Of course, I just picked two names out of a hat. The same point was made as well by Simon Willison, metapundit, JamesH, Brandon Corfman, DDP, Vincent Foley, someone identified as “Anonymous”, and somewhat rudely by someone using the name Masklinn.
Someone else identified only as “Anonymous” posted the words “Python does have mutable strings. They’re called ‘lists’,” which points out that the same problem might be solved differently (as have the above-noted users of lists to avoid string concatenation), while simultaneously making a strictly incorrect statement.
I was somewhat impressed with Spacebat‘s response, in that it both suggested three different approaches to speeding up the operation in Python and discussed the downsides of each, rather than simply pretending that if you want a faster program you shouldn’t want the output you actually set out to get in the first place. It shouldn’t seem impressive that someone treated the matter reasonably, but it does.

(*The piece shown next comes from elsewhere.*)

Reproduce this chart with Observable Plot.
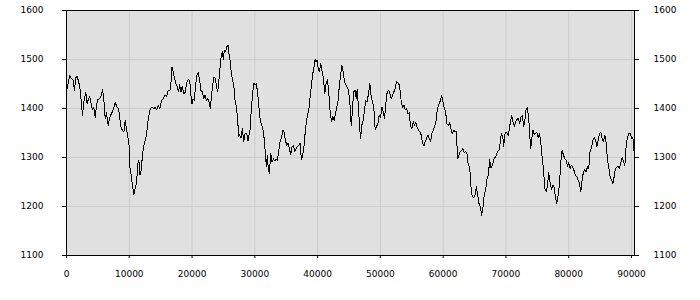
<!DOCTYPE html>
<html>
<head>
<meta charset="utf-8">
<script src="https://cdn.jsdelivr.net/npm/d3@7"></script>
<script src="https://cdn.jsdelivr.net/npm/@observablehq/plot@0.6"></script>
<style>
  html, body { margin: 0; padding: 0; background: #ffffff; }
  #chart svg { display: block; }
</style>
</head>
<body>
<div id="chart"></div>
<script>
// x positions (sample index)
const steps = [
  0,260,526,792,1058,1270,1483,1696,1909,2121,2334,2547,2759,3078,3291,3504,3716,3929,4142,4354,
  4567,4780,4993,5311,5524,5737,5949,6162,6375,6641,6907,7172,7438,7757,8076,8289,8502,8714,8927,9140,
  9352,9565,9778,9990,10097,10310,10522,10735,10948,11160,11373,11532,11692,11904,12117,12330,12543,12755,12915,13127,
  13340,13606,13925,
  14084,14350,14616,14882,15147,15413,15679,15945,16211,16477,16636,16796,17008,17221,17434,17646,17859,18019,18231,18444,
  18657,18869,19082,19295,19507,19667,19826,19986,20145,20358,20571,20783,20996,21209,21421,21634,21847,22060,22272,22485,
  22698,22910,23123,23336,23495,23708,23920,24080,24239,24399,24612,24824,24984,25143,25356,25516,25728,25888,26100,26260,
  26473,26685,26845,27057,27270,27430,27589,27802,28015,28227,28440,28706,28918,29131,
  29236,29449,29661,29821,30034,30246,30459,30672,30884,31097,31310,31522,31682,31841,32001,32160,32320,32533,32745,32958,
  33171,33383,33596,33809,34021,34234,34447,34659,34872,35085,35297,35510,35723,35935,36148,36361,36573,36786,36999,37212,
  37424,37637,37850,38009,38169,38381,38594,38807,39019,39232,39445,39604,39764,39923,40083,40295,40508,40721,40933,41146,
  41359,41571,41784,41997,42209,42422,42635,42848,43060,43273,43486,43698,43858,44070,44283,
  44389,44655,44921,45133,45293,45399,45559,45771,45984,46144,46303,46516,46675,46835,47048,47260,47473,47686,47898,48111,
  48324,48536,48749,48962,49174,49387,49600,49812,50025,50238,50450,50663,50876,51088,51301,51514,51726,51939,52152,52365,
  52577,52790,53003,53162,53322,53534,53747,53960,54172,54385,54598,54810,55023,55236,55448,55661,55874,56086,56299,56512,
  56724,56937,57150,57362,57575,57788,58001,58213,58426,58639,58851,59064,59277,59489,
  59541,59754,59966,60179,60392,60604,60817,61030,61242,61455,61668,61880,62093,62306,62519,62731,62944,63157,63369,63582,
  63795,64007,64220,64433,64645,64858,65071,65283,65496,65709,65921,66134,66347,66559,66772,66985,67197,67410,67623,67836,
  68048,68261,68474,68686,68899,69112,69271,69484,69643,69803,70016,70228,70388,70547,70760,70919,71132,71345,71557,71770,
  71983,72195,72408,72621,72834,73046,73206,73365,73525,73684,73844,73950,74110,74322,74535,
  74694,74907,75119,75332,75545,75757,75970,76183,76395,76608,76821,77033,77246,77459,77672,77884,78097,78310,78522,78735,
  78948,79160,79373,79586,79798,80011,80224,80436,80649,80862,81074,81287,81500,81712,81925,82138,82350,82563,82776,82989,
  83201,83414,83627,83839,84052,84265,84477,84690,84903,85115,85328,85541,85753,85966,86179,86391,86604,86817,87029,87242,
  87455,87667,87880,88093,88305,88518,88731,88943,89156,89369,89581,89794,90007,90220,90379,90480
];
// series values
const values = [
  1435,1451,1467,1461,1458,1437,1463,1465,1456,1444,1417,1386,1414,1432,1410,1420,1424,1410,1397,1402,
  1382,1407,1418,1420,1427,1439,1417,1380,1391,1366,1382,1390,1397,1412,1402,1400,1378,1359,1356,1352,
  1375,1356,1342,1322,1281,1264,1240,1225,1237,1250,1288,1295,1264,1274,1308,1325,1335,1346,1369,1386,
  1400,1402,1400,
  1403,1397,1407,1400,1416,1420,1427,1424,1437,1437,1451,1485,1475,1461,1451,1444,1434,1448,1434,1446,
  1431,1432,1448,1458,1459,1451,1427,1409,1420,1416,1448,1468,1473,1458,1437,1434,1420,1427,1417,1420,
  1414,1400,1431,1451,1465,1461,1444,1434,1451,1475,1502,1516,1499,1519,1517,1526,1529,1512,1495,1471,
  1458,1441,1417,1405,1376,1342,1346,1340,1359,1333,1348,1350,1333,1351,
  1356,1400,1431,1452,1448,1450,1431,1400,1373,1366,1356,1335,1308,1281,1305,1274,1267,1308,1291,1297,
  1293,1297,1293,1314,1333,1339,1356,1352,1335,1325,1329,1318,1305,1322,1325,1312,1318,1322,1325,1329,
  1295,1305,1325,1349,1369,1386,1397,1424,1448,1471,1485,1500,1495,1499,1482,1475,1492,1475,1461,1431,
  1451,1459,1431,1393,1373,1383,1376,1390,1403,1416,1451,1471,1488,1475,1454,
  1452,1444,1437,1414,1376,1366,1403,1434,1437,1420,1439,1400,1366,1339,1366,1376,1397,1416,1414,1431,
  1451,1424,1414,1400,1356,1363,1369,1386,1382,1403,1393,1380,1410,1434,1437,1431,1420,1427,1434,1441,
  1456,1452,1448,1434,1414,1403,1407,1397,1400,1390,1391,1363,1359,1373,1366,1371,1361,1356,1352,1346,
  1329,1323,1333,1339,1346,1339,1333,1349,1356,1364,1373,1397,1407,1414,
  1416,1427,1414,1400,1393,1369,1366,1371,1359,1349,1356,1352,1354,1298,1305,1312,1315,1318,1310,1312,
  1308,1284,1281,1240,1220,1218,1223,1240,1223,1206,1199,1182,1199,1227,1233,1257,1264,1295,1278,1284,
  1295,1300,1305,1312,1315,1332,1349,1344,1322,1346,1352,1349,1344,1359,1376,1386,1373,1364,1373,1378,
  1380,1369,1383,1386,1363,1380,1397,1402,1390,1369,1335,1318,1339,1356,1346,
  1349,1352,1341,1349,1332,1301,1278,1237,1231,1241,1269,1248,1235,1243,1240,1220,1206,1223,1245,1291,
  1315,1305,1298,1295,1282,1289,1278,1284,1280,1273,1264,1261,1254,1247,1230,1254,1271,1276,1271,1281,
  1278,1315,1318,1335,1341,1337,1322,1335,1349,1352,1339,1332,1346,1329,1295,1278,1261,1254,1247,1261,
  1278,1280,1282,1278,1289,1301,1291,1284,1325,1341,1349,1350,1339,1341,1315,1310
];
const xTicks = [0,10000,20000,30000,40000,50000,60000,70000,80000,90000];
const yTicks = [1100,1200,1300,1400,1500,1600];
const xDomain = [0, 90480];
const yDomain = [1100, 1600];

const data = steps.map((s, i) => ({step: s, value: values[i]}));

const chart = Plot.plot({
  width: 700,
  height: 300,
  marginLeft: 66,
  marginRight: 66,
  marginTop: 10,
  marginBottom: 45,
  style: {fontFamily: "DejaVu Sans", fontSize: "9px", color: "#000", background: "transparent"},
  x: {domain: xDomain, ticks: xTicks, label: null},
  y: {domain: yDomain, ticks: yTicks, label: null},
  marks: [
    Plot.frame({fill: "#e0e0e0", stroke: null}),
    Plot.gridX(xTicks, {stroke: "#cccccc", strokeOpacity: 1}),
    Plot.gridY(yTicks, {stroke: "#cccccc", strokeOpacity: 1}),
    Plot.line(data, {x: "step", y: "value", stroke: "#000", strokeWidth: 1, shapeRendering: "crispEdges"}),
    Plot.frame({stroke: "#000", fill: null}),
    Plot.axisX(xTicks, {anchor: "bottom", tickSize: 3, tickPadding: 12, label: null, tickFormat: d => String(d)}),
    Plot.axisY(yTicks, {anchor: "left", tickSize: 4, tickPadding: 19, label: null, tickFormat: d => String(d)}),
    Plot.axisY(yTicks, {anchor: "right", tickSize: 4, tickPadding: 15, label: null, tickFormat: d => String(d)})
  ]
});
document.getElementById("chart").appendChild(chart);
</script>
</body>
</html>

Mark Thomas, meanwhile, pointed out that what I posted wasn’t idiomatic Ruby either — something the people complaining about the lack of Python “smarts” in the original example probably never thought to consider. I’m not really sure what qualifies for “idiomatic” Python style in this case: Mark suggests that the original example for Python was idiomatic, and I’m inclined to agree that it’s idiomatic Python for string concatenation operations, distinct from idiomatic “avoid string concatenation operations” Python. Mark’s example of idiomatic Ruby style is on the money, but would not have served as an effective comparison example to demonstrate the differences in the two languages’ handling of string concatenation (going back to the “different algorithms make a bigger difference than different languages” idea, again). Interesting (to me, at least) is the fact that, despite being visually quite different from the original example and leveraging the beautification and iteration capabilities of Ruby to positive effect, the execution optimizing piece of the code is exactly the same — namely, use of
<< in place of
+=. Its execution performance is equivalent to the original “optimized” version as well.
Finally, there were several references to the idea of using an IO library call (by Chadwick Morris, Smel, Troy Kruthoff, one of Spacebat’s suggestions, and someone called Tom). While that’s useful to anyone thinking about writing code that behaves similarly, it also obscures the issue somewhat — after all, once we start doing library calls like that to make up for performance bottlenecks we lose any ability to compare the features of the core language. There are, I’m sure, at least a dozen Ruby libraries out there I could similarly use to change the performance characteristics of my examples.
- Justin James made some interesting comments as well, but I think they deserve their own response.
- In the future, people posting code here might want to take note of the note above the comment text entry box that reads “Markdown: You can also format text using Markdown syntax.” In particular, indenting every line of code by four spaces in addition to any other spaces your code needs for indentation should provide the code formatting you need.
- There’s also a note below that text box, just above the “Preview” button, that reads “Please note: Comment moderation is enabled and may delay your comment. There is no need to resubmit your comment.” I’m afraid I didn’t get back to checking on this post’s comment activity for a couple days, and as such a bunch of people ended up saying roughly redundant things. This is not their fault, but the fault of the necessity of comment moderation and my own slowness to get around to dealing with comment moderation.